» Exercise goal
Images are not part of the copy; write out the rest of the data exactly as given.
•••••
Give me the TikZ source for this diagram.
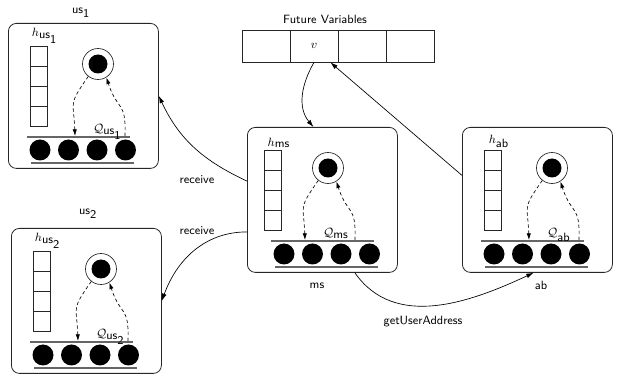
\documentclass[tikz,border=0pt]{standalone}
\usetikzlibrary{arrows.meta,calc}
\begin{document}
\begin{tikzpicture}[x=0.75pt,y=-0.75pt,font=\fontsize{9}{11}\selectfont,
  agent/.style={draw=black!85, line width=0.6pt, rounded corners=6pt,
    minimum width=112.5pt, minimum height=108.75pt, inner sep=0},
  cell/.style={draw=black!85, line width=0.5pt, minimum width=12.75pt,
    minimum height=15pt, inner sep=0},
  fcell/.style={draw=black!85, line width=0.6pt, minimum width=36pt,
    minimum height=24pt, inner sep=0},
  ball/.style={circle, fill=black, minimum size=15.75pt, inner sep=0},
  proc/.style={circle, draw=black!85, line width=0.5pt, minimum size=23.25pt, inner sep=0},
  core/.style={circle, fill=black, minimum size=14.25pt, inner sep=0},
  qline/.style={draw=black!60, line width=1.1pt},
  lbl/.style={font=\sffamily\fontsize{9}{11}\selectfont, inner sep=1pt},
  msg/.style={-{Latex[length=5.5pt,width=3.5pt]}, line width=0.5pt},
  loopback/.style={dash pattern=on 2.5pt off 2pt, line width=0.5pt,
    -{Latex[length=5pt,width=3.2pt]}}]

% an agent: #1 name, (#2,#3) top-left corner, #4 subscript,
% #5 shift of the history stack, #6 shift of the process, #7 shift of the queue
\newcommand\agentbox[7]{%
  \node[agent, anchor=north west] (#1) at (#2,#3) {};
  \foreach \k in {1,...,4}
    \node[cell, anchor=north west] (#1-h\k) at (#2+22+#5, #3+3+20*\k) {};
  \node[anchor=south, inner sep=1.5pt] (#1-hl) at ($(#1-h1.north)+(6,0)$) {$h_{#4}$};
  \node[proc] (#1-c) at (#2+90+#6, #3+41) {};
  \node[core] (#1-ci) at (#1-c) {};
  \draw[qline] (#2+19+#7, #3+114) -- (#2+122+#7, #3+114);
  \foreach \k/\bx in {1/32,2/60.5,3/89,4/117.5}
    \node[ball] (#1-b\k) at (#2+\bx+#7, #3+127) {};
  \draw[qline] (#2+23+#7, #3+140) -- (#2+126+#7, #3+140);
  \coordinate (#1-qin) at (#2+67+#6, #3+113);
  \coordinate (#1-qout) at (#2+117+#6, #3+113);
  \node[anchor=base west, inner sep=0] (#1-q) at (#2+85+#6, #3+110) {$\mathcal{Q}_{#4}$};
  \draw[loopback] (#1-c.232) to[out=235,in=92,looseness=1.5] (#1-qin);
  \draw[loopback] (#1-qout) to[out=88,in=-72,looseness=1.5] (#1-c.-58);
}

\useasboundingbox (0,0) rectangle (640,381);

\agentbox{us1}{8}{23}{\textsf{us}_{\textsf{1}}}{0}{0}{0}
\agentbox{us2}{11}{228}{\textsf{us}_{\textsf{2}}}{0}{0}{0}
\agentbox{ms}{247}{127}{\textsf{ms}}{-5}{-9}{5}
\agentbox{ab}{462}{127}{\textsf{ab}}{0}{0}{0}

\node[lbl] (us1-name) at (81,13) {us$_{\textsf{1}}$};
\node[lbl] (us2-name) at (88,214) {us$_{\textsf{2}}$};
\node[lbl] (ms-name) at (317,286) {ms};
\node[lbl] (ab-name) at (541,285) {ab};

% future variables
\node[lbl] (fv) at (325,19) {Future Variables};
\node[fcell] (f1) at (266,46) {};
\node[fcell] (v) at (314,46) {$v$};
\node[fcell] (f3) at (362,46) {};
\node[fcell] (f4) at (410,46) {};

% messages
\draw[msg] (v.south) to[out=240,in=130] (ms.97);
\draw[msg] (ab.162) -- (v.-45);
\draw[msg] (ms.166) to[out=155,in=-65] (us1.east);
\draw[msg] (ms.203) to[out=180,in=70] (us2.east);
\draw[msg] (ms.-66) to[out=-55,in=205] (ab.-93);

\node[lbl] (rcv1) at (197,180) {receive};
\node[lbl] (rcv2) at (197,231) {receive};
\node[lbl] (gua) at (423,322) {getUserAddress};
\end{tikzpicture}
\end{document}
•••••
» Reply
Give me the TikZ source for this diagram.
\documentclass[tikz,border=0pt]{standalone}
\usetikzlibrary{arrows.meta,calc}
\begin{document}
\begin{tikzpicture}[x=0.75pt,y=-0.75pt,font=\fontsize{9}{11}\selectfont,
  agent/.style={draw=black!85, line width=0.6pt, rounded corners=6pt,
    minimum width=112.5pt, minimum height=108.75pt, inner sep=0},
  cell/.style={draw=black!85, line width=0.5pt, minimum width=12.75pt,
    minimum height=15pt, inner sep=0},
  fcell/.style={draw=black!85, line width=0.6pt, minimum width=36pt,
    minimum height=24pt, inner sep=0},
  ball/.style={circle, fill=black, minimum size=15.75pt, inner sep=0},
  proc/.style={circle, draw=black!85, line width=0.5pt, minimum size=23.25pt, inner sep=0},
  core/.style={circle, fill=black, minimum size=14.25pt, inner sep=0},
  qline/.style={draw=black!60, line width=1.1pt},
  lbl/.style={font=\sffamily\fontsize{9}{11}\selectfont, inner sep=1pt},
  msg/.style={-{Latex[length=5.5pt,width=3.5pt]}, line width=0.5pt},
  loopback/.style={dash pattern=on 2.5pt off 2pt, line width=0.5pt,
    -{Latex[length=5pt,width=3.2pt]}}]

% an agent: #1 name, (#2,#3) top-left corner, #4 subscript,
% #5 shift of the history stack, #6 shift of the process, #7 shift of the queue
\newcommand\agentbox[7]{%
  \node[agent, anchor=north west] (#1) at (#2,#3) {};
  \foreach \k in {1,...,4}
    \node[cell, anchor=north west] (#1-h\k) at (#2+22+#5, #3+3+20*\k) {};
  \node[anchor=south, inner sep=1.5pt] (#1-hl) at ($(#1-h1.north)+(6,0)$) {$h_{#4}$};
  \node[proc] (#1-c) at (#2+90+#6, #3+41) {};
  \node[core] (#1-ci) at (#1-c) {};
  \draw[qline] (#2+19+#7, #3+114) -- (#2+122+#7, #3+114);
  \foreach \k/\bx in {1/32,2/60.5,3/89,4/117.5}
    \node[ball] (#1-b\k) at (#2+\bx+#7, #3+127) {};
  \draw[qline] (#2+23+#7, #3+140) -- (#2+126+#7, #3+140);
  \coordinate (#1-qin) at (#2+67+#6, #3+113);
  \coordinate (#1-qout) at (#2+117+#6, #3+113);
  \node[anchor=base west, inner sep=0] (#1-q) at (#2+85+#6, #3+110) {$\mathcal{Q}_{#4}$};
  \draw[loopback] (#1-c.232) to[out=235,in=92,looseness=1.5] (#1-qin);
  \draw[loopback] (#1-qout) to[out=88,in=-72,looseness=1.5] (#1-c.-58);
}

\useasboundingbox (0,0) rectangle (640,381);

\agentbox{us1}{8}{23}{\textsf{us}_{\textsf{1}}}{0}{0}{0}
\agentbox{us2}{11}{228}{\textsf{us}_{\textsf{2}}}{0}{0}{0}
\agentbox{ms}{247}{127}{\textsf{ms}}{-5}{-9}{5}
\agentbox{ab}{462}{127}{\textsf{ab}}{0}{0}{0}

\node[lbl] (us1-name) at (81,13) {us$_{\textsf{1}}$};
\node[lbl] (us2-name) at (88,214) {us$_{\textsf{2}}$};
\node[lbl] (ms-name) at (317,286) {ms};
\node[lbl] (ab-name) at (541,285) {ab};

% future variables
\node[lbl] (fv) at (325,19) {Future Variables};
\node[fcell] (f1) at (266,46) {};
\node[fcell] (v) at (314,46) {$v$};
\node[fcell] (f3) at (362,46) {};
\node[fcell] (f4) at (410,46) {};

% messages
\draw[msg] (v.south) to[out=240,in=130] (ms.97);
\draw[msg] (ab.162) -- (v.-45);
\draw[msg] (ms.166) to[out=155,in=-65] (us1.east);
\draw[msg] (ms.203) to[out=180,in=70] (us2.east);
\draw[msg] (ms.-66) to[out=-55,in=205] (ab.-93);

\node[lbl] (rcv1) at (197,180) {receive};
\node[lbl] (rcv2) at (197,231) {receive};
\node[lbl] (gua) at (423,322) {getUserAddress};
\end{tikzpicture}
\end{document}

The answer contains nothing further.